Italian officials said three women saved on Monday had given birth over the past 24 hours on a coast guard vessel that was bringing some 1,000 refugees to Sicily. The women and their three children were all reported to be in good health.
The coast guard said the 4,655 migrants rescued on Tuesday were taken from 33 overcrowded boats, including 27 rubber dinghies and one wooden boat that was believed to have been carrying around 1,000 people.
More than 6,000 migrants were rescued on Monday, but on Wednesday the number fell sharply to about 368 from six different boats, the coast guard said.
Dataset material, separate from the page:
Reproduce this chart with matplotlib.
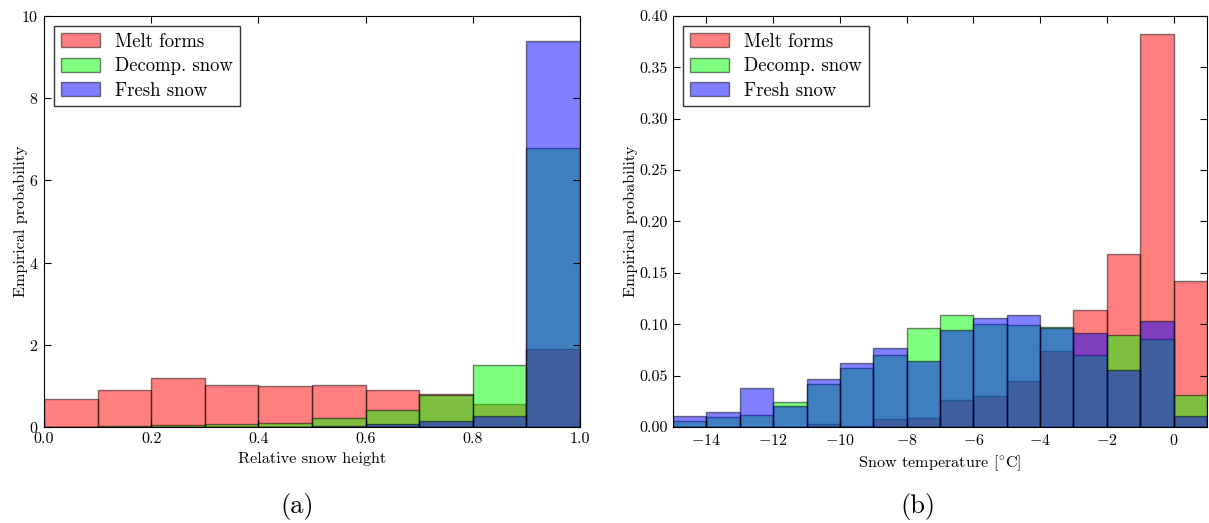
import numpy as np
import matplotlib
matplotlib.use("Agg")
import matplotlib.pyplot as plt
from matplotlib.ticker import FormatStrFormatter

plt.rcParams['font.family'] = 'serif'
plt.rcParams['font.serif'] = ['cmr10', 'DejaVu Serif']
plt.rcParams['mathtext.fontset'] = 'cm'
plt.rcParams['axes.formatter.use_mathtext'] = True
plt.rcParams['axes.unicode_minus'] = True

labels = ["Melt forms", "Decomp. snow", "Fresh snow"]
colors = ["red", "lime", "blue"]

# (a) relative snow height, bins of 0.1
height_edges = np.arange(0.0, 1.0, 0.1)
height_melt = [0.68, 0.90, 1.18, 1.03, 1.00, 1.02, 0.90, 0.80, 0.55, 1.90]
height_decomp = [0.0, 0.02, 0.04, 0.07, 0.10, 0.22, 0.42, 0.78, 1.50, 6.80]
height_fresh = [0.0, 0.0, 0.0, 0.01, 0.01, 0.03, 0.08, 0.15, 0.27, 9.40]

# (b) snow temperature, bins of 1 degree
temp_edges = np.arange(-15, 1, 1)
temp_melt = [0.0, 0.0, 0.0, 0.0, 0.0026, 0.0013, 0.0075, 0.0088, 0.026, 0.030,
             0.045, 0.074, 0.114, 0.168, 0.382, 0.142]
temp_decomp = [0.006, 0.0098, 0.012, 0.024, 0.0414, 0.057, 0.0697, 0.096, 0.109, 0.100,
               0.099, 0.097, 0.070, 0.0896, 0.086, 0.031]
temp_fresh = [0.011, 0.0147, 0.038, 0.020, 0.047, 0.062, 0.0765, 0.0645, 0.094, 0.106,
              0.109, 0.096, 0.091, 0.0557, 0.103, 0.011]

fig = plt.figure(figsize=(12.09, 5.23), dpi=100)
ax1 = fig.add_axes([0.0364, 0.1836, 0.4433, 0.7858])
ax2 = fig.add_axes([0.5567, 0.1836, 0.4416, 0.7858])


def draw_hist(ax, edges, width, series, ypad):
    for vals, c, lab in zip(series, colors, labels):
        ax.bar(edges, vals, width=width, align='edge', color=c, alpha=0.5,
               edgecolor='black', linewidth=1, label=lab)
    leg = ax.legend(loc='upper left', fancybox=False, fontsize=13.5,
                    handlelength=2.1, handleheight=0.75, handletextpad=0.8,
                    labelspacing=0.35, borderpad=0.35, borderaxespad=0.55)
    leg.get_frame().set_edgecolor('black')
    leg.get_frame().set_linewidth(1)
    ax.tick_params(direction='in', top=True, right=True, length=5,
                   labelsize=11.5, pad=4)
    ax.set_ylabel("Empirical probability", fontsize=11.7, labelpad=ypad)


draw_hist(ax1, height_edges, 0.1, [height_melt, height_decomp, height_fresh], -5)
ax1.set_xlim(0, 1)
ax1.set_ylim(0, 10)
ax1.set_xticks([0.0, 0.2, 0.4, 0.6, 0.8, 1.0])
ax1.set_yticks([0, 2, 4, 6, 8, 10])
ax1.xaxis.set_major_formatter(FormatStrFormatter('%.1f'))
ax1.set_xlabel("Relative snow height", fontsize=11.7)

draw_hist(ax2, temp_edges, 1, [temp_melt, temp_decomp, temp_fresh], 1)
ax2.set_xlim(-15, 1)
ax2.set_ylim(0, 0.40)
ax2.set_xticks(np.arange(-14, 1, 2))
ax2.set_yticks(np.arange(0, 0.41, 0.05))
ax2.yaxis.set_major_formatter(FormatStrFormatter('%.2f'))
ax2.set_xlabel(r"Snow temperature [$^{\circ}$C]", fontsize=11.7)

fig.text(0.2457, 0.0325, "(a)", fontsize=19, ha='center', va='center')
fig.text(0.7593, 0.0325, "(b)", fontsize=19, ha='center', va='center')

fig.savefig("out.png", dpi=100)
A photographer working for Agence France-Presse, who was aboard a ship chartered by a Spanish non-governmental organisation to help with the rescue missions, was quoted as saying he had counted 22 bodies on that boat. He told Italian media he thought other corpses were still in the hold.
At its closest, Libya is 290 km (180 miles) from the Italian island of Lampedusa and people smugglers have taken advantage of the chaos in the north African state to use it as their main staging post in the region for journeys to Europe.
"Obviously the good weather has played an important role in explaining the large number of recent arrivals," a coast guard spokesman said.
The latest surge in new arrivals means at least 142,000 migrants have reached Italy since the start of the year and around 3,100 have died making the perilous trip. An estimated 154,000 came to Italy in 2015 and 2,892 died.
The vast majority of refugees come from Africa, including Nigeria, Eritrea, Guinea, Gambia, Sudan, Ivory Coast and Somalia.
The migrants are brought to Italy, where EU and Italian officials work together to identify and fingerprint the asylum seekers. European law says migrants must stay in the country where they first enter the bloc and Italy is increasingly struggling to deal with the growing numbers.
As part of a deal to relieve pressure on Europe's frontline states in the migration crisis, the European Commission last year devised a plan aimed at moving thousands of new arrivals away from Italy and Greece towards other EU members.
Under the scheme, up to 40,000 migrants could be relocated from Italy over two years, but so far only a few hundred have been flown out with many EU allies reluctant to welcome in asylum seekers and refugees.